南三陸のさんさん商店街の一角にある『 創菜旬魚 はしもと 』は、地物の新鮮で美味しい食材を提供している 、ミシュランガイド宮城掲載店である。店主の及川さんは漁師の家に生まれ、幼い頃から船に乗る機会も多く、南三陸の海の恵みを体感してきた。この豊富な食材を多くの方に知ってもらいたい、伝えていきたいという想いが料理人を志した理由だそう。
調理師の学校を卒業後は、仙台や地元のホテルで調理の仕事をし、和食の腕を磨いてきたという。そして、震災後に「自分の店を持つ」という大きな夢を叶えた。仮設店舗で5年、現在の店舗になり今年で4年目となる。落ち着いた雰囲気の店内は、テーブル席の他に座敷席もあり、広々とした空間でゆったりと寛げる。

「キラキラ春つげ丼(1,630円税別)」はめかぶの天ぷら・めかぶ酢の物・味噌汁・お新香付。お皿に見立てたホタテの貝殻には、海老やサーモン、タコなどの新鮮な海の幸が勢揃い。さらに、その皿の下には、美しい春が広がっていた。鮮やかな黄色が眩しい錦糸卵と、きらきら光るイクラがたっぷりのちらし寿司。赤、緑、黄のカラフルな色彩に一気にテンションが上がる。そういえば、季節が冬から春に変わる時もこんなふうにドキドキするなぁとふと思う。さっそく一口ほお張る。「あ~、美味しい!」イクラがぷちっとはじけるたびに旨みが広がる。食べすすめるとさらにあったかい幸福感に包まれていく。そして驚くべきは、丼にも負けない存在感を放っている、肉厚めかぶの天ぷら。
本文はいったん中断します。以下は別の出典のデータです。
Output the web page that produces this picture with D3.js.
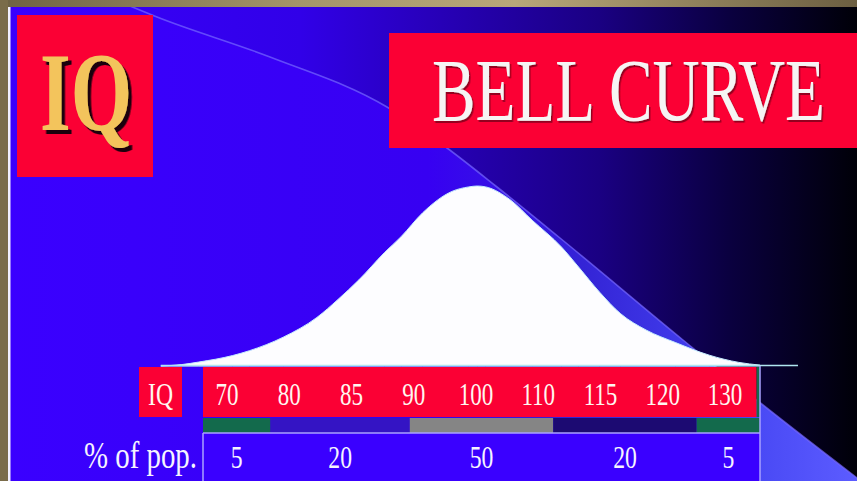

サクサクの衣とぬるっコリっとしためかぶの食感がおもしろく、甘口の特製ダレとの相性も良い。風味豊かな磯の香りを存分に楽しめる最高に旨い逸品だ。これを脇役にしておくのはもったいない。

「海鮮丼(1,780円税別)」は、ご飯が見えないくらい旬の魚介類がたっぷり乗った、見た目も豪華で贅沢な丼!盛付けも美しく食べるのが惜しいほどだ。ツヤツヤとした脂の乗った魚たちは期待を裏切らない最高の旨さ。海の幸の味が一度に味わえる間違いなしの丼である。
「海老天丼(1,200円税別)」は、さっくり揚げたプリプリの海老が3本もそそりたっている!特製ダレとの相性も抜群でもう箸が止まらない。



「たこしゅうまい(500円税別)」はひと口では食べきれないジャンボサイズ。アワビやウニを食して大きく育つ志津川湾のタコは、身が締まっているうえ味わい深く「東の横綱」とも呼ばれているそう。アワビやウニを食べるタコとは、なんと贅沢なタコなのだろう!歯ごたえのあるタコとジューシーな豚肉がたっぷりの魅力的な味わいがたまらない。
「三陸産水ダコ刺し(680円税別)」はみずみず しくてやわらかいが、程よい弾力もあり噛むほどに旨みを感じる。心ゆくまで南三陸の美味しいものを味わい、贅沢なランチタイムとなった。「自信のある食材を自信を持って提供していきたい」と力強く語るのは、店主の及川さん。
次回は、南三陸のウニを贅沢にのせた店主イチオシの「キラキラうに丼」を食べるべく、夏に訪れてみることにしよう。